For an independent effort, the presentation is quite slick, with nice opening menu-wheel and shadow effects, but the flat-looking, vector art-style graphics are very bland. Allegedly the game is in semi-3D but this is unnoticeable to the player, and seemingly pointless – the characters are pre-rendered sprites and there’s nothing here which couldn’t be achieved with pure 2D. It also looks odd at times, with textures being stretched if the terrain rises sharply. Having said that, the plainness of the graphics becomes curiously pleasant after you’ve watched them for a while, and they make the problem of pixel-hunting for tiny hidden objects redundant, as everything is shown clearly for the player. It might be like watching interactive clip-art, but it’s not offensive either, and the rarely-used isometric viewpoint is rather refreshing.
The graphics are somewhat more successful in the later parts of the game, offering a welcome bit of diversity when exploring subterranean caverns rather than the similar above-ground tropical environments in the early stages.The cutscenes are done from the same viewpoint “in-engine” and are resoundingly unimpressive, and any time animations are needed beyond the characters walking and talking, the developers simply omit them. For example, at one point our characters dive underwater into an airlock grotto. We do not see this happen, although we are helpfully told by a line of dialogue how “exciting” it was.
The control system is very simple and should be instantly familiar to any adventure gamer. It is entirely point-and-click; a left click sends the character walking to the corresponding area of the screen, and three verbs – examine, talk and interact can be selected from a wheel by holding the button over a hotspot. The game’s menus are also nicely set out, and the save system is very simple and easy to use. There is really only one flaw that lets the interface down: it’s impossible to tell, either graphically or logically, which areas of the screen your character can walk on and which you can’t. One area of sand on the beach looks pretty much the same as as any other, so it’s frustrating to only be able to walk on pre-defined parts, without anything visible to indicate the walkable areas.

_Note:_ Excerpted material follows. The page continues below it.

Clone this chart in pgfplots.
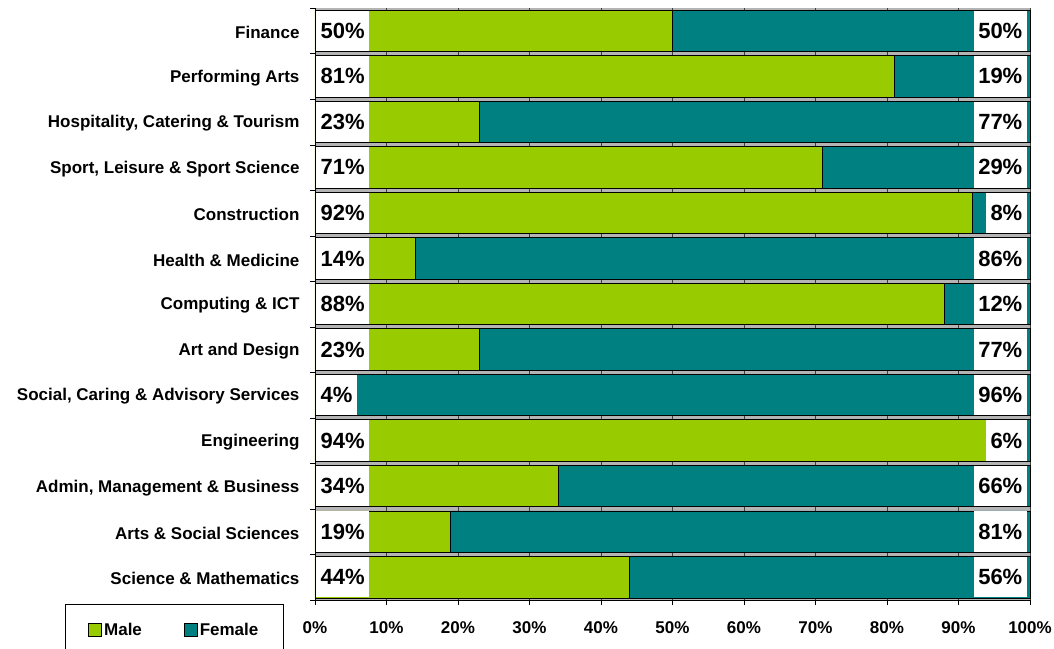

There’s no voice acting in Malathedra, and sound effects are sparse, but the game does boast a surprisingly lush score. The downside of this is its tendency to try to imbue even the most inconsequential moments with a tone of epic grandeur or profound mystery. The drama of the score simply doesn’t match up with the pedestrian locations and plain graphics. It ranges from John Williams-style orchestral grandeur to new-agey “mystery” music, but it’s quite transparently done on the cheap with a home computer and some instrument samples. The range of styles, though, speaks well of the composer’s talents.
Some of these criticisms are completely understandable for an indie developer, but a low budget game needs to compensate for its lesser production values by some combination of great story, an original slant or compelling gameplay, and unfortunately The Lost City of Malathedra offers none of these things. The game is also very short indeed; think three to six hours rather than a full-length game. In fact, from its easy puzzles to minimal dialogue to functional presentation, this leans closer to a casual gaming experience than a full-blown adventure epic, though its gameplay is all very traditional.
With this kind of streamlining of every aspect of Malathedra, there is no reason why the game couldn’t meet with a degree of success on any of the numerous casual gaming portals. However, I can’t see the devoted adventurer wanting to pay twenty bucks for it, particularly when it’s only offered as a download. Not when there are better games available for less, and some even for free. I’ve played many bad games, and let me emphasize that this isn’t one of them. It’s just relentlessly plain, a bit pointless and entirely forgettable. I’d encourage anyone interested to check out the playable demo from the developer’s website, but for most people, there’s reason enough for believing that The Lost City of Malathedra should stay lost.